Yes, the future Lord Hayward of Greaseshire will be fading into the safety of a complimentary flight on Emirates to join the stalwart expats on the shores of another, grander Gulf, where the infinitely more attractive titbits of Khayyamic breadfruits and winejugs shall replace putrid Cajanic hog-chitlins and batpiss-lager.

But touch your pleasures lightly, tip top Tone, for your legacy shall be a lasting one. Of course, you could do what that other tip topper with the same casual diminution of Anthony, Tony Blare did: turn your knees toward Rome and swear fealty to Pope Ratz, and he will exonerate you from this point on.

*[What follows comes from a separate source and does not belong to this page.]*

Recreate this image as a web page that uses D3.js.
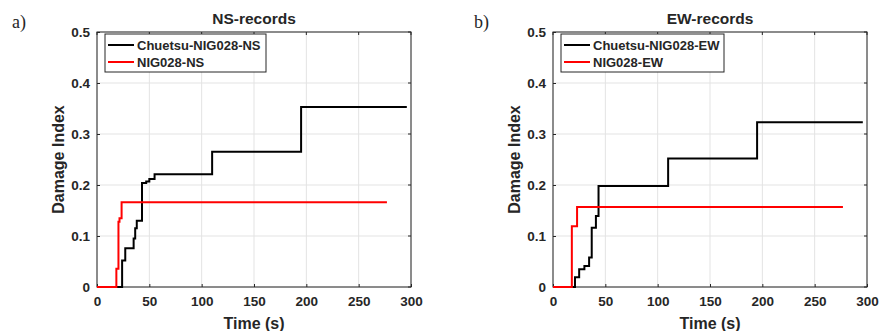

No longer satrap of BeaPee, your name will join Gen. Dyer's and others in the Hall of Dubious Fame, and, unlike the victims of the Gulf Disaster, at least you know what your destiny is to be.


At least the Mainstream Media seem to be treating Tony with deserved contempt, though they do so now when it's safe. He's a Bernie Madoff, to be sure, but let's hope that when his Russian Exile gets to be oppressive, he'll rat on all the slimekicks below his throne who were the actual players in BP's Titus-Andronicusian trail of carnage.